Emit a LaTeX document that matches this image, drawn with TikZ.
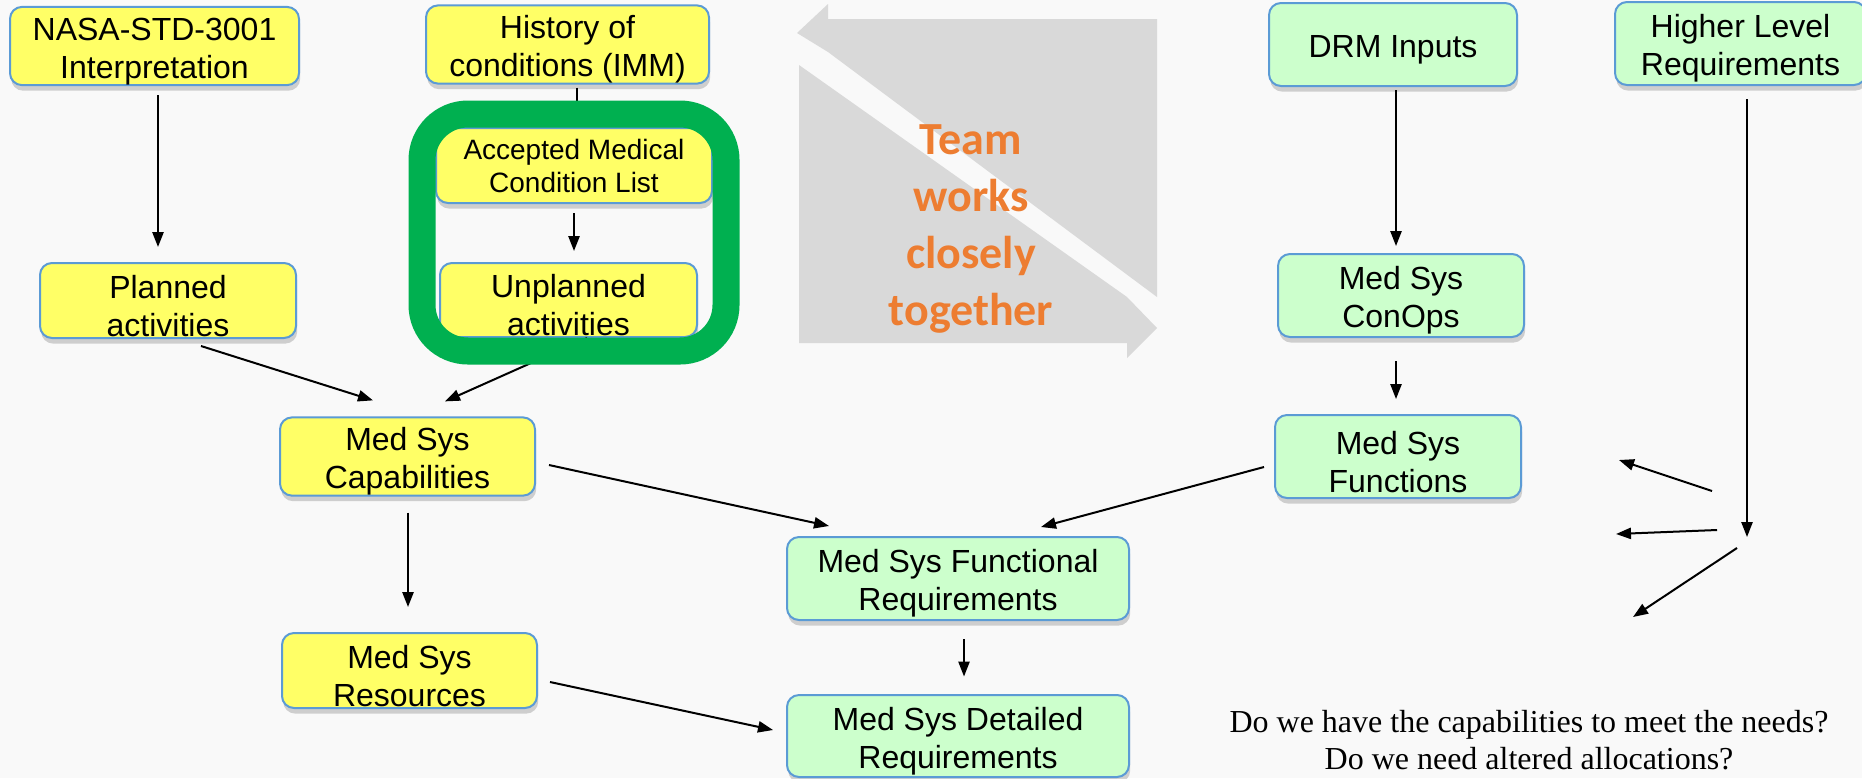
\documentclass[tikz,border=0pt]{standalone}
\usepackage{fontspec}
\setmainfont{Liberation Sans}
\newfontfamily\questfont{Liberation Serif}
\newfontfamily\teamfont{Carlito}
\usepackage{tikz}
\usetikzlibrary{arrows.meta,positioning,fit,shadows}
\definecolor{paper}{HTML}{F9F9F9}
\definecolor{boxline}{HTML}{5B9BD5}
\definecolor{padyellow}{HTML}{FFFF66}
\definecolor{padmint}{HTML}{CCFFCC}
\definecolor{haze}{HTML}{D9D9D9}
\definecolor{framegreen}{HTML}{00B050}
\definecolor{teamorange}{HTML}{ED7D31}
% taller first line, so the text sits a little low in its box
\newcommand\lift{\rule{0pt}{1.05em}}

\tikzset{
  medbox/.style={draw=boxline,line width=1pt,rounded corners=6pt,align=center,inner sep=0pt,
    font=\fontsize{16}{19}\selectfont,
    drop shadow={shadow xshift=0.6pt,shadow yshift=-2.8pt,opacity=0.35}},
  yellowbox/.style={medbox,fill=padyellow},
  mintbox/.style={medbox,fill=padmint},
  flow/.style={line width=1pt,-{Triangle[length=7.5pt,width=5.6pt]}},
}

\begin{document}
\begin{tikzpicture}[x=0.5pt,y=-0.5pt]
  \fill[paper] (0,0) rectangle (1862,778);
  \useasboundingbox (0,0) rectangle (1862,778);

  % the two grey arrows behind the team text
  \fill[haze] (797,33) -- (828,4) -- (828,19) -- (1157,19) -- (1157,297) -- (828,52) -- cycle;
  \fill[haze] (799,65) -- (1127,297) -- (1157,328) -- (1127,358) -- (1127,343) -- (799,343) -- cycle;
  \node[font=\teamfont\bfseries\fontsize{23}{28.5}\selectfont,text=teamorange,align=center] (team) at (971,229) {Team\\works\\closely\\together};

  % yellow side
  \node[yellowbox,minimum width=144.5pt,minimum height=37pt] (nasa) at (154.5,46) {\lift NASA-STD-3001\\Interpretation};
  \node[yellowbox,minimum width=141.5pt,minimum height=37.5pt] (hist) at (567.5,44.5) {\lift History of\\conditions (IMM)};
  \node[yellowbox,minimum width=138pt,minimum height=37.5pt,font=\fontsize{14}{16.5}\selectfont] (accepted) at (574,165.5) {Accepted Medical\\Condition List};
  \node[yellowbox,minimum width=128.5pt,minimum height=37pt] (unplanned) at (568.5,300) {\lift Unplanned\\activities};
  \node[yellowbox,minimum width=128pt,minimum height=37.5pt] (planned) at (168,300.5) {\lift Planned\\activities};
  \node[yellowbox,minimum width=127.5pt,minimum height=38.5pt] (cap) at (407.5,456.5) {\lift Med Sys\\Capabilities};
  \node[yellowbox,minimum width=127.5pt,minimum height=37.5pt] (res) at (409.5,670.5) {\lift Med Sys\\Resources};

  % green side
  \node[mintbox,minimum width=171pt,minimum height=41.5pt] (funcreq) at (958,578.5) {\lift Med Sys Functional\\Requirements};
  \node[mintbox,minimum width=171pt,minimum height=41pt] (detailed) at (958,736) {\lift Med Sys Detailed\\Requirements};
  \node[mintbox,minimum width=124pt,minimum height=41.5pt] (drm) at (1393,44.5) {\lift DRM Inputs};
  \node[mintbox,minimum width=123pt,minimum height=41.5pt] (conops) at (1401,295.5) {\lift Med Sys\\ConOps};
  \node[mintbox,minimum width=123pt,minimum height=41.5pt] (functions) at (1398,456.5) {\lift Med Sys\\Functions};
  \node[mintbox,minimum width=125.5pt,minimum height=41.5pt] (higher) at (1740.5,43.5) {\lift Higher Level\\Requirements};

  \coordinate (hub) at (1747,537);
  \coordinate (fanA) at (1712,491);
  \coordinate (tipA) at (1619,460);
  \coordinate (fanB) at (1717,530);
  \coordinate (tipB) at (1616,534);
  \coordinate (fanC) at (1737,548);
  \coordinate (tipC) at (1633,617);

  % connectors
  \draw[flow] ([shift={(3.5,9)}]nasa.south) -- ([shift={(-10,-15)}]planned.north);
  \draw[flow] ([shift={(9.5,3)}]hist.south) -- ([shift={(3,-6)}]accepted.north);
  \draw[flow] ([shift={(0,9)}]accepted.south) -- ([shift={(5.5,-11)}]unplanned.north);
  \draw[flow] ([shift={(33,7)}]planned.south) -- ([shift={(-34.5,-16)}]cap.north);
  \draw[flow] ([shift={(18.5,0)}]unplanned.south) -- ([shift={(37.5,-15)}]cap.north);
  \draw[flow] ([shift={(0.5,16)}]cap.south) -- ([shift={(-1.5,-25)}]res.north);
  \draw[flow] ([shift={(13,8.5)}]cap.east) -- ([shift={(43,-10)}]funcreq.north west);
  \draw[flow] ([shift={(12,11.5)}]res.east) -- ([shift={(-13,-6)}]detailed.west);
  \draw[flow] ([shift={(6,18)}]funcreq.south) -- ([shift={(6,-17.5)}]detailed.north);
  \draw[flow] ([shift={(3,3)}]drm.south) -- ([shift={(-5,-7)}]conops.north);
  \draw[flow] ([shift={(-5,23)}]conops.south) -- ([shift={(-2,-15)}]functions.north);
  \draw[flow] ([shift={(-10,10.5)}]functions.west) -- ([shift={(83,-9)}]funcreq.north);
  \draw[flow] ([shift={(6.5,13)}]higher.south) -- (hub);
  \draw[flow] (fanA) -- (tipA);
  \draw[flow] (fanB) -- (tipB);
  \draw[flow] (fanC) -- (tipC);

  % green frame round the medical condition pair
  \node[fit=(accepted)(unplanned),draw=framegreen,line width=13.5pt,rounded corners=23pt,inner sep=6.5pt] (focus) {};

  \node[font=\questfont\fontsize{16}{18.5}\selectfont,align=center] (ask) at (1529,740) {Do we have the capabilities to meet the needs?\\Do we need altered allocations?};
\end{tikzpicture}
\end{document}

=== YOUR TASK ===
Restate the whole listing above exactly, except for its images.

=== FULL RESPONSE ===
Emit a LaTeX document that matches this image, drawn with TikZ.
\documentclass[tikz,border=0pt]{standalone}
\usepackage{fontspec}
\setmainfont{Liberation Sans}
\newfontfamily\questfont{Liberation Serif}
\newfontfamily\teamfont{Carlito}
\usepackage{tikz}
\usetikzlibrary{arrows.meta,positioning,fit,shadows}
\definecolor{paper}{HTML}{F9F9F9}
\definecolor{boxline}{HTML}{5B9BD5}
\definecolor{padyellow}{HTML}{FFFF66}
\definecolor{padmint}{HTML}{CCFFCC}
\definecolor{haze}{HTML}{D9D9D9}
\definecolor{framegreen}{HTML}{00B050}
\definecolor{teamorange}{HTML}{ED7D31}
% taller first line, so the text sits a little low in its box
\newcommand\lift{\rule{0pt}{1.05em}}

\tikzset{
  medbox/.style={draw=boxline,line width=1pt,rounded corners=6pt,align=center,inner sep=0pt,
    font=\fontsize{16}{19}\selectfont,
    drop shadow={shadow xshift=0.6pt,shadow yshift=-2.8pt,opacity=0.35}},
  yellowbox/.style={medbox,fill=padyellow},
  mintbox/.style={medbox,fill=padmint},
  flow/.style={line width=1pt,-{Triangle[length=7.5pt,width=5.6pt]}},
}

\begin{document}
\begin{tikzpicture}[x=0.5pt,y=-0.5pt]
  \fill[paper] (0,0) rectangle (1862,778);
  \useasboundingbox (0,0) rectangle (1862,778);

  % the two grey arrows behind the team text
  \fill[haze] (797,33) -- (828,4) -- (828,19) -- (1157,19) -- (1157,297) -- (828,52) -- cycle;
  \fill[haze] (799,65) -- (1127,297) -- (1157,328) -- (1127,358) -- (1127,343) -- (799,343) -- cycle;
  \node[font=\teamfont\bfseries\fontsize{23}{28.5}\selectfont,text=teamorange,align=center] (team) at (971,229) {Team\\works\\closely\\together};

  % yellow side
  \node[yellowbox,minimum width=144.5pt,minimum height=37pt] (nasa) at (154.5,46) {\lift NASA-STD-3001\\Interpretation};
  \node[yellowbox,minimum width=141.5pt,minimum height=37.5pt] (hist) at (567.5,44.5) {\lift History of\\conditions (IMM)};
  \node[yellowbox,minimum width=138pt,minimum height=37.5pt,font=\fontsize{14}{16.5}\selectfont] (accepted) at (574,165.5) {Accepted Medical\\Condition List};
  \node[yellowbox,minimum width=128.5pt,minimum height=37pt] (unplanned) at (568.5,300) {\lift Unplanned\\activities};
  \node[yellowbox,minimum width=128pt,minimum height=37.5pt] (planned) at (168,300.5) {\lift Planned\\activities};
  \node[yellowbox,minimum width=127.5pt,minimum height=38.5pt] (cap) at (407.5,456.5) {\lift Med Sys\\Capabilities};
  \node[yellowbox,minimum width=127.5pt,minimum height=37.5pt] (res) at (409.5,670.5) {\lift Med Sys\\Resources};

  % green side
  \node[mintbox,minimum width=171pt,minimum height=41.5pt] (funcreq) at (958,578.5) {\lift Med Sys Functional\\Requirements};
  \node[mintbox,minimum width=171pt,minimum height=41pt] (detailed) at (958,736) {\lift Med Sys Detailed\\Requirements};
  \node[mintbox,minimum width=124pt,minimum height=41.5pt] (drm) at (1393,44.5) {\lift DRM Inputs};
  \node[mintbox,minimum width=123pt,minimum height=41.5pt] (conops) at (1401,295.5) {\lift Med Sys\\ConOps};
  \node[mintbox,minimum width=123pt,minimum height=41.5pt] (functions) at (1398,456.5) {\lift Med Sys\\Functions};
  \node[mintbox,minimum width=125.5pt,minimum height=41.5pt] (higher) at (1740.5,43.5) {\lift Higher Level\\Requirements};

  \coordinate (hub) at (1747,537);
  \coordinate (fanA) at (1712,491);
  \coordinate (tipA) at (1619,460);
  \coordinate (fanB) at (1717,530);
  \coordinate (tipB) at (1616,534);
  \coordinate (fanC) at (1737,548);
  \coordinate (tipC) at (1633,617);

  % connectors
  \draw[flow] ([shift={(3.5,9)}]nasa.south) -- ([shift={(-10,-15)}]planned.north);
  \draw[flow] ([shift={(9.5,3)}]hist.south) -- ([shift={(3,-6)}]accepted.north);
  \draw[flow] ([shift={(0,9)}]accepted.south) -- ([shift={(5.5,-11)}]unplanned.north);
  \draw[flow] ([shift={(33,7)}]planned.south) -- ([shift={(-34.5,-16)}]cap.north);
  \draw[flow] ([shift={(18.5,0)}]unplanned.south) -- ([shift={(37.5,-15)}]cap.north);
  \draw[flow] ([shift={(0.5,16)}]cap.south) -- ([shift={(-1.5,-25)}]res.north);
  \draw[flow] ([shift={(13,8.5)}]cap.east) -- ([shift={(43,-10)}]funcreq.north west);
  \draw[flow] ([shift={(12,11.5)}]res.east) -- ([shift={(-13,-6)}]detailed.west);
  \draw[flow] ([shift={(6,18)}]funcreq.south) -- ([shift={(6,-17.5)}]detailed.north);
  \draw[flow] ([shift={(3,3)}]drm.south) -- ([shift={(-5,-7)}]conops.north);
  \draw[flow] ([shift={(-5,23)}]conops.south) -- ([shift={(-2,-15)}]functions.north);
  \draw[flow] ([shift={(-10,10.5)}]functions.west) -- ([shift={(83,-9)}]funcreq.north);
  \draw[flow] ([shift={(6.5,13)}]higher.south) -- (hub);
  \draw[flow] (fanA) -- (tipA);
  \draw[flow] (fanB) -- (tipB);
  \draw[flow] (fanC) -- (tipC);

  % green frame round the medical condition pair
  \node[fit=(accepted)(unplanned),draw=framegreen,line width=13.5pt,rounded corners=23pt,inner sep=6.5pt] (focus) {};

  \node[font=\questfont\fontsize{16}{18.5}\selectfont,align=center] (ask) at (1529,740) {Do we have the capabilities to meet the needs?\\Do we need altered allocations?};
\end{tikzpicture}
\end{document}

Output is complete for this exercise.